Although Seedance 2.0 maintains good coherence in single-generation clips lasting several seconds, problems arise when extending the time scale. All current video models face the challenge of “memory decay.” In a narrative video lasting several minutes, ensuring consistent motivations for character actions and maintaining continuity of object states in scenes demands high long-term memory capabilities from the model. Currently, such videos still require manual editing and segmented generation to ensure quality.

Additionally, in some user-generated videos, subtle “texture drift” or “flickering” phenomena may appear in the latter half of the video, especially on intricate patterns, text, or background elements.

In the AI short film “Apex,” the angles of vehicle collisions and the way windows shatter clearly do not align, and the text on the vehicle appears to be garbled.

Realistic content generation lacks the authenticity of competitors.

Compared to Sora 2 and Veo 3.1, Seedance 2.0 exhibits differentiated advantages across multiple dimensions while also revealing some disadvantages. Sora and Veo aim to “simulate a real world,” while Seedance 2.0 focuses on “constructing a controllable set.” For short content that requires rapid output and high realism, Veo 3.1’s native audio-visual synchronization may be a better choice. However, for professional creators needing fine control over character performances, camera language, and artistic style, Seedance 2.0’s director mode is undoubtedly more appealing.

When generating purely realistic content without references, the realism and detail of characters generated by Seedance 2.0 sometimes fall short compared to its two competitors. This may stem from differing design philosophies in model architecture and training data emphasis.

03 Is the “World Model” the Ultimate Evolution Direction?

Analyzing the advantages and shortcomings exhibited by Seedance 2.0 allows us to outline the next stage of evolution for AI video models. Future competition may no longer focus solely on generating clearer, more realistic images but rather on constructing a “world model” that understands physics and narrative.

In the AI field, the concept of a “world model” is frequently mentioned.

In simple terms, world model = enabling AI to “simulate the entire world” in its mind.
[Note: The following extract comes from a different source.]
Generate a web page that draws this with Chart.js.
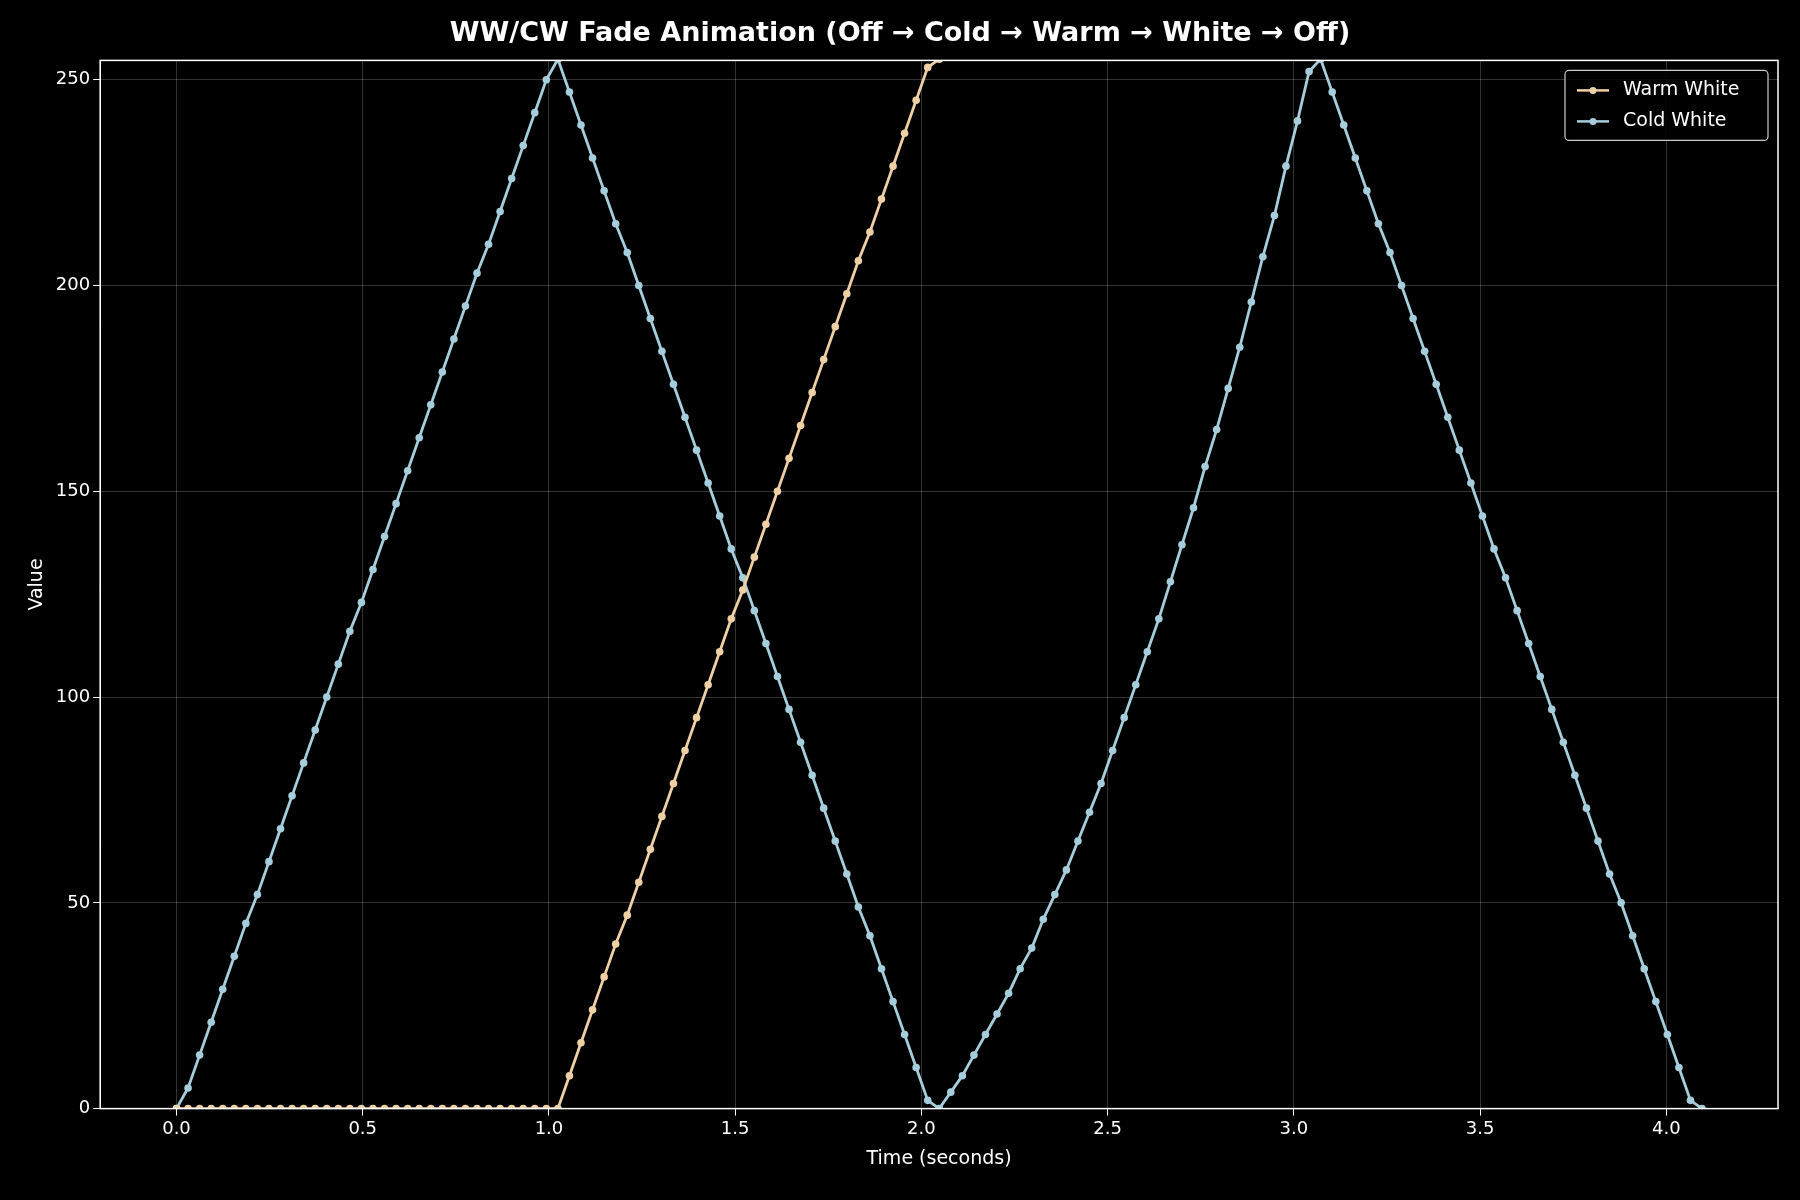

It is not merely about “seeing images and generating videos” but teaching AI about objects in the world, how they interact, the rules of physics, and how events unfold, thereby constructing a virtual, inferable world internally.

The “world model” may be the ultimate evolution direction for AI video models.
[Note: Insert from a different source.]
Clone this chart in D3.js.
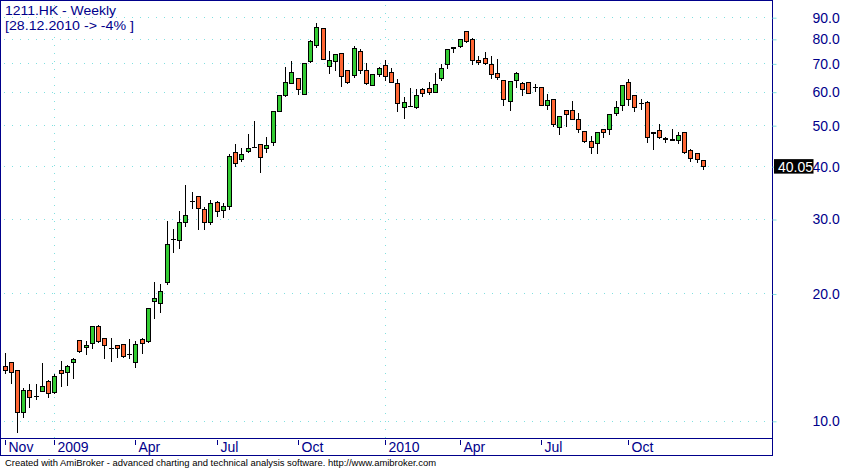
<!DOCTYPE html>
<html><head><meta charset="utf-8">
<script src="https://cdn.jsdelivr.net/npm/d3@7"></script>
<style>
body{margin:0;background:#fff;}
svg{display:block;}
text{font-family:"Liberation Sans",Arial,sans-serif;}
</style>
</head><body>
<svg id="chart" width="841" height="468"></svg>
<script>
// ---- data (weekly bars, Nov 2008 - Dec 2010) ----
const openV = [13.5,13.8,13.2,10.5,11.85,11.45,11.8,12.45,11.7,13.2,13.1,13.83,15.55,14.96,15.3,16.8,15.7,14.93,15.15,15.22,
14.4,13.79,15.65,15.49,19.28,19.0,21.4,26.93,26.87,29.55,33.25,34.1,31.76,29.64,33.0,31.64,32.33,43.24,41.8,43.6,
44.5,45.2,44.34,45.82,54.25,59.17,63.2,64.8,59.5,71.2,77.7,85.0,69.3,71.2,74.25,67.7,66.0,75.2,67.7,62.5,
66.3,69.4,66.9,63.0,55.4,55.6,55.4,61.0,61.3,60.2,64.7,69.8,76.3,77.0,83.8,80.1,71.5,72.3,69.9,66.6,
64.1,57.3,64.0,63.0,63.4,61.8,61.7,56.1,57.8,49.75,54.4,54.4,51.8,48.6,46.0,45.6,49.15,49.0,53.65,55.85,
63.4,59.1,56.5,56.9,48.1,48.9,46.8,46.3,46.2,48.4,43.8,43.1,41.55];
const highV = [14.55,13.85,13.25,12.05,12.3,12.3,13.8,12.6,13.0,13.95,13.68,14.2,15.6,15.6,16.92,17.0,15.75,15.8,15.18,15.32,
15.74,15.6,15.86,18.55,21.46,21.23,29.9,28.65,31.6,36.4,35.1,34.2,32.3,33.55,33.38,33.0,43.1,45.5,44.5,48.0,
51.55,45.3,47.2,54.3,59.4,69.2,71.5,65.3,70.3,80.1,87.9,85.3,75.5,73.9,74.6,68.1,77.6,76.4,70.7,66.6,
69.2,71.7,69.0,64.8,58.7,61.8,61.4,61.65,63.6,66.9,70.3,76.4,76.9,80.3,84.0,81.0,73.4,75.2,73.4,72.3,
64.3,63.8,67.3,63.7,63.5,63.2,62.1,59.7,58.0,52.8,54.5,57.5,53.75,48.9,47.5,48.6,49.2,53.3,57.5,62.5,
64.7,59.2,58.1,57.5,48.5,50.75,47.25,49.3,48.6,48.5,44.26,43.15,41.8];
const lowV = [12.98,12.35,9.45,10.25,10.8,11.3,11.78,11.43,11.68,12.1,12.2,12.68,14.58,14.45,14.93,15.44,14.1,13.86,14.17,14.23,
14.15,13.46,14.54,15.4,17.58,18.16,21.15,25.18,25.73,29.0,32.0,28.55,28.54,29.2,30.58,30.42,31.76,40.15,41.15,43.4,
44.44,38.86,43.3,44.9,54.1,58.85,63.1,59.4,59.4,70.6,76.8,71.9,66.5,67.8,62.1,63.0,65.3,66.5,62.6,62.4,
65.6,64.2,63.4,54.25,52.2,55.55,55.1,58.9,59.5,60.1,64.0,68.6,74.5,76.9,79.0,69.8,70.0,70.1,64.9,64.4,
56.0,54.5,61.8,59.2,59.8,60.5,56.0,54.8,49.9,47.8,49.9,51.8,48.3,45.8,43.15,43.15,47.0,47.8,53.1,54.6,
56.0,54.25,54.8,45.8,44.1,46.75,45.65,46.2,45.4,43.15,41.3,41.1,39.4];
const closeV = [13.25,13.05,10.5,11.85,11.4,11.45,12.1,11.65,12.78,13.03,13.48,14.0,14.7,15.15,16.8,15.46,15.12,14.93,14.88,14.25,
14.4,15.24,15.29,18.53,19.55,20.32,26.25,26.93,29.6,30.75,33.1,31.88,29.64,32.82,31.47,32.28,42.4,40.9,42.8,44.26,
44.55,42.23,44.95,54.15,59.1,63.4,66.95,60.96,70.2,79.26,85.5,72.0,71.3,73.8,65.6,63.5,76.4,67.8,63.0,66.2,
68.5,65.6,63.5,56.7,56.9,55.6,59.1,59.85,60.2,62.7,68.5,75.9,76.7,80.1,79.1,71.4,70.6,70.2,66.4,65.0,
57.7,63.7,66.6,61.2,59.85,61.8,56.1,57.5,50.5,52.7,53.4,51.9,49.1,46.1,44.6,48.4,48.2,53.25,55.35,62.4,
57.7,55.4,56.5,47.1,48.3,47.0,46.6,46.5,47.6,43.4,41.9,41.6,40.05];

const tickLabels = ["Nov","2009","Apr","Jul","Oct","2010","Apr","Jul","Oct"];
const tickBars   = [0, 8, 21, 34, 47, 61, 73, 86, 100];
const yearBars   = [8, 61];
const yTicks     = [10,20,30,40,50,60,70,80,90];
const titleText  = "1211.HK - Weekly";
const subText    = "[28.12.2010 -> -4% ]";
const lastValue  = 40.05;
const footerText = "Created with AmiBroker - advanced charting and technical analysis software. http://www.amibroker.com";

// ---- style ----
const NAVY = "#00008b", GRID = "#80e0e0", UP = "#33cc33", DOWN = "#ff6633";

const svg = d3.select("#chart");
const n = closeV.length;
const x = d3.scaleLinear().domain([0, n - 1]).range([5, 703.4]);
const y = d3.scaleLog().domain([10, 90]).range([421.3, 17.7]);
const px = i => Math.floor(x(i)) + 0.5;
const py = v => Math.round(y(v)) + 0.5;

// grid
const grid = svg.append("g");
grid.selectAll("line.h").data(yTicks).join("line")
  .attr("x1", 4).attr("x2", 772).attr("y1", d => Math.floor(y(d)) + 0.5).attr("y2", d => Math.floor(y(d)) + 0.5)
  .attr("stroke", GRID).attr("stroke-dasharray", "1,7");
grid.selectAll("line.v").data(yearBars).join("line")
  .attr("x1", d => px(d)).attr("x2", d => px(d)).attr("y1", 5).attr("y2", 438)
  .attr("stroke", GRID).attr("stroke-dasharray", "1,7");

// candles
const idx = d3.range(n);
const cg = svg.append("g").attr("shape-rendering", "crispEdges");
cg.selectAll("line.wick").data(idx).join("line")
  .attr("x1", px).attr("x2", px)
  .attr("y1", i => py(highV[i])).attr("y2", i => py(lowV[i]) + 0.5)
  .attr("stroke", "#000");
idx.forEach(i => {
  const o = openV[i], c = closeV[i];
  const top = py(Math.max(o, c)), bot = py(Math.min(o, c));
  const cx = Math.floor(x(i));
  if (bot - top < 1) {
    cg.append("line").attr("x1", cx - 2).attr("x2", cx + 3).attr("y1", top).attr("y2", top).attr("stroke", "#000");
  } else {
    cg.append("rect").attr("x", cx - 1.5).attr("width", 4)
      .attr("y", top).attr("height", bot - top)
      .attr("fill", c >= o ? UP : DOWN).attr("stroke", "#000");
  }
});

// frame
const fr = svg.append("g").attr("shape-rendering", "crispEdges").attr("fill", "none").attr("stroke", NAVY);
fr.append("rect").attr("x", 0.5).attr("y", 0.5).attr("width", 772).attr("height", 438);
fr.append("rect").attr("x", 0.5).attr("y", 438.5).attr("width", 772).attr("height", 17);

// right axis
const ra = svg.append("g").attr("transform", "translate(772.5,0)")
  .call(d3.axisRight(y).tickValues(yTicks).tickFormat(d3.format(".1f")).tickSize(4).tickPadding(36));
ra.select(".domain").remove();
ra.selectAll(".tick line").attr("stroke", GRID);
ra.selectAll(".tick text").attr("fill", NAVY).style("font-size", "14px")
  .style("font-family", "'Liberation Sans',Arial,sans-serif");

// bottom axis
const ba = svg.append("g").attr("transform", "translate(0,440)")
  .call(d3.axisBottom(x).tickValues(tickBars).tickFormat((d, i) => tickLabels[i]).tickSize(5).tickPadding(0));
ba.select(".domain").remove();
ba.selectAll(".tick").attr("transform", d => `translate(${Math.floor(x(d)) + 0.5},0)`);
ba.selectAll(".tick line").attr("stroke", NAVY).attr("shape-rendering", "crispEdges");
ba.selectAll(".tick text").attr("fill", NAVY).attr("text-anchor", "start")
  .attr("x", 3).attr("y", 12).attr("dy", 0)
  .style("font-size", "14px").style("font-family", "'Liberation Sans',Arial,sans-serif");

// last value label
const ly = y(lastValue);
svg.append("rect").attr("x", 774).attr("y", ly - 7.3).attr("width", 39.5).attr("height", 14.5).attr("fill", "#000");
svg.append("text").attr("x", 778).attr("y", ly + 5.3).attr("fill", "#fff").style("font-size", "14px").text(d3.format(".2f")(lastValue));

// titles
svg.append("text").attr("x", 5).attr("y", 14.5).attr("fill", NAVY).style("font-size", "13.5px")
  .attr("textLength", 111).attr("lengthAdjust", "spacingAndGlyphs").text(titleText);
svg.append("text").attr("x", 5).attr("y", 29.8).attr("fill", NAVY).style("font-size", "13.5px")
  .attr("textLength", 129).attr("lengthAdjust", "spacingAndGlyphs").text(subText);

// footer
svg.append("text").attr("x", 5).attr("y", 466).attr("fill", "#000").style("font-size", "9.5px")
  .attr("textLength", 431).attr("lengthAdjust", "spacingAndGlyphs").text(footerText);
</script>
</body></html>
The core breakthrough for the next generation of video models will be the depth and breadth of their “world models.” This requires models to possess stronger causal reasoning abilities, achieving global consistency based on unified physical logic.

For example, when a prompt describes “a gust of wind blowing through,” the model should not only generate an image of swaying leaves but also infer how this wind affects distant flags, people’s hair, and ripples on the water’s surface. This global consistency based on unified physical logic will be key to achieving true immersion in AI video.

Like a game engine, first construct a virtual world, then “run” an event within that world and “film” it with a virtual camera. In this paradigm, all physical interactions, lighting changes, and character behaviors will be self-consistent and logical.

Moreover, with the proliferation of spatial computing devices like Apple Vision Pro, future AI video models may no longer be limited to a flat “frame” but could represent a complete, immersive 3D scene for users to enter and explore.

As spatial computing devices become more prevalent, future AI video models are likely to explore 3D scenes.

Creators may be able to directly position virtual cameras in 3D space and plan their movement trajectories, while AI handles the real-time rendering of video streams from those perspectives. Seedance 2.0’s director mode can be seen as an early prototype of this direction.

In summary, the emergence of Seedance 2.0 is a significant industry milestone— in the second half of AI video, mere generative capability is no longer the sole trump card; controllability and predictability will become the core standards for assessing whether a model possesses industrial potential. For creators, technology is shifting from a challenging “creative partner” to a truly user-friendly “creative tool,” allowing great ideas to flourish even more.